Control may not be everything - but it sure is close!
Updated: Sep 29, 2020
Weekly I talk to parents looking for parenting advice. Nearly always, they are looking for advice about kids that are pushing back, acting out, or are non-compliant. If I had to summarize the most prominent contributing cause that seems to be a factor, it would be: control! Both the kids AND the parents want more of it. In fact, when we stop and ask ourselves, "What is the NEED driving the BEHAVIOR?" we find that control (or lack thereof) is often the need. Here are a few steps to releasing control where you can, so that you have energy to control what really matters:
If you find yourself saying, "I am telling them what to do so that they don't have to...." (if what they will experience is affordable - and allows them to learn from their mistakes, then relinquish that control). You might be surprised how much you can release.
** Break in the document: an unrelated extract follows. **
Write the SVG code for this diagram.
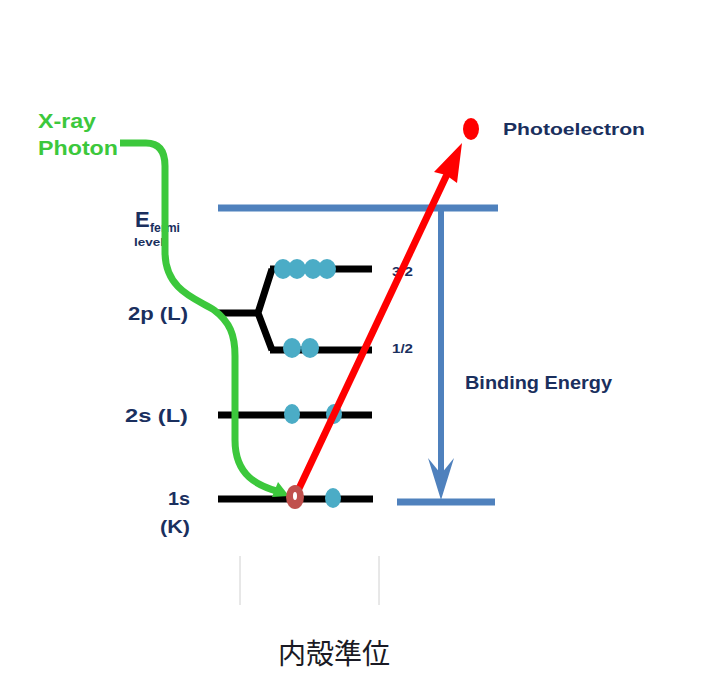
<svg xmlns="http://www.w3.org/2000/svg" width="720" height="698" viewBox="0 0 720 698">
<style>
.lvl{stroke:#000;stroke-width:7;fill:none}
.blue{stroke:#4f81bd;stroke-width:7;fill:none}
.lab{font-family:"Liberation Sans",Arial,sans-serif;font-weight:bold;fill:#1a2f5e}
.dot{fill:#4bacc6}
.gray{stroke:#d0d0d0;stroke-width:1}
.grn{font-family:"Liberation Sans",Arial,sans-serif;font-weight:bold;font-size:21px;fill:#3cc83c}
</style>
<rect width="720" height="698" fill="#fff"/>
<g id="fermi-level">
<line class="blue" x1="218" y1="208" x2="498" y2="208"/>
<text class="lab" x="135" y="227" font-size="22" style="font-weight:600">E</text>
<text class="lab" x="150" y="232" font-size="12" textLength="30" lengthAdjust="spacingAndGlyphs">fermi</text>
<text class="lab" x="134" y="246" font-size="10" textLength="30" lengthAdjust="spacingAndGlyphs">level</text>
</g>
<g id="level-2p">
<polyline class="lvl" points="218,313 258,313"/>
<polyline class="lvl" points="272,269 258,313 272,350"/>
<line class="lvl" x1="270" y1="269" x2="372" y2="269"/>
<line class="lvl" x1="270" y1="350" x2="372" y2="350"/>
<ellipse class="dot" cx="283" cy="269" rx="9" ry="10"/>
<ellipse class="dot" cx="297" cy="269" rx="9" ry="10"/>
<ellipse class="dot" cx="313" cy="269" rx="9" ry="10"/>
<ellipse class="dot" cx="327" cy="269" rx="9" ry="10"/>
<ellipse class="dot" cx="292" cy="348" rx="9" ry="10"/>
<ellipse class="dot" cx="310" cy="348" rx="9" ry="10"/>
<text class="lab" x="128" y="320" font-size="19" textLength="60" lengthAdjust="spacingAndGlyphs">2p (L)</text>
<text class="lab" x="392" y="276" font-size="12" textLength="21" lengthAdjust="spacingAndGlyphs">3/2</text>
<text class="lab" x="392" y="353" font-size="12" textLength="21" lengthAdjust="spacingAndGlyphs">1/2</text>
</g>
<g id="level-2s">
<line class="lvl" x1="218" y1="415" x2="372" y2="415"/>
<ellipse class="dot" cx="292" cy="414" rx="8" ry="10"/>
<ellipse class="dot" cx="334" cy="414" rx="8" ry="10"/>
<text class="lab" x="125" y="422" font-size="19" textLength="63" lengthAdjust="spacingAndGlyphs">2s (L)</text>
</g>
<g id="level-1s">
<line class="lvl" x1="218" y1="499" x2="373" y2="499"/>
<ellipse class="dot" cx="333" cy="498" rx="8" ry="10"/>
<text class="lab" x="168" y="505" font-size="19" textLength="22" lengthAdjust="spacingAndGlyphs">1s</text>
<text class="lab" x="160" y="533" font-size="19" textLength="30" lengthAdjust="spacingAndGlyphs">(K)</text>
</g>
<g id="xray-photon">
<text class="grn" x="38" y="128" textLength="58" lengthAdjust="spacingAndGlyphs">X-ray</text>
<text class="grn" x="38" y="155" textLength="80" lengthAdjust="spacingAndGlyphs">Photon</text>
</g>
<g id="photoelectron">
<ellipse cx="471" cy="129" rx="8" ry="11" fill="#ff0000"/>
<text class="lab" x="503" y="135" font-size="17" style="font-weight:600" textLength="142" lengthAdjust="spacingAndGlyphs">Photoelectron</text>
</g>
<g id="binding-energy">
<line class="blue" x1="397" y1="502" x2="495" y2="502"/>
<text class="lab" x="465" y="389" font-size="18" style="font-weight:600" textLength="147" lengthAdjust="spacingAndGlyphs">Binding Energy</text>
</g>
<g id="connectors">
<path d="M120,143 L146,143 Q165,143 165,166 L165,252 C165,292 200,300 214,310 C230,322 235,335 235,356 L235,440 C235,476 258,486 280,492" fill="none" stroke="#3cc83c" stroke-width="7"/>
<polygon points="289,496 272,497 278,482" fill="#3cc83c"/>
<line x1="441" y1="210" x2="441" y2="480" stroke="#4f81bd" stroke-width="6"/>
<polygon points="441,500 428,458 441,474 454,458" fill="#4f81bd"/>
<line x1="295" y1="497" x2="450" y2="168" stroke="#ff0000" stroke-width="7"/>
<polygon points="462,143 434,172 446,175 457,183" fill="#ff0000"/>
</g>
<g id="core-electron">
<ellipse cx="295" cy="497" rx="9" ry="12" fill="#c0504d"/>
<ellipse cx="295" cy="496" rx="2" ry="4" fill="#fff"/>
</g>
<g id="footer">
<line class="gray" x1="240" y1="556" x2="240" y2="605"/>
<line class="gray" x1="379" y1="556" x2="379" y2="605"/>
<text x="334" y="664" text-anchor="middle" font-family="Noto Sans CJK JP,Noto Sans CJK SC,sans-serif" font-size="28" fill="#1a1a24">内殻準位</text>
</g>
</svg>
Instead of telling your kids "no," say "yes" with an enforceable statement:
"Yes, you may have dessert as soon as you are finished with dinner."
"Yes, you may watch TV as soon as your homework is done."
"Yes, you can have a sleepover as soon as your room is clean."
Don't get into power struggles. Power struggles happen at the expense of the relationship. Daily power struggles that often can be avoided include:
Homework battles: (over quality or quantity of work done) as well as attention span. Try this - "I help kids who are paying attention." or "I wouldn't accept that work, but I am not your teacher. I will be interested to see what she thinks."
Food battles: Try this - "Feel free to eat as much as you need to last you until breakfast."
Driving: Try this - "You are welcome to drive the family car as long as you have a 3.0."
Teeth brushing: Try this - "I give treats to kids who take care of their teeth by brushing."
Bathing: Try this - "Feel free to turn the TV back on when your shower is over." - PS - It is
OK to keep the TV off for a couple days or longer!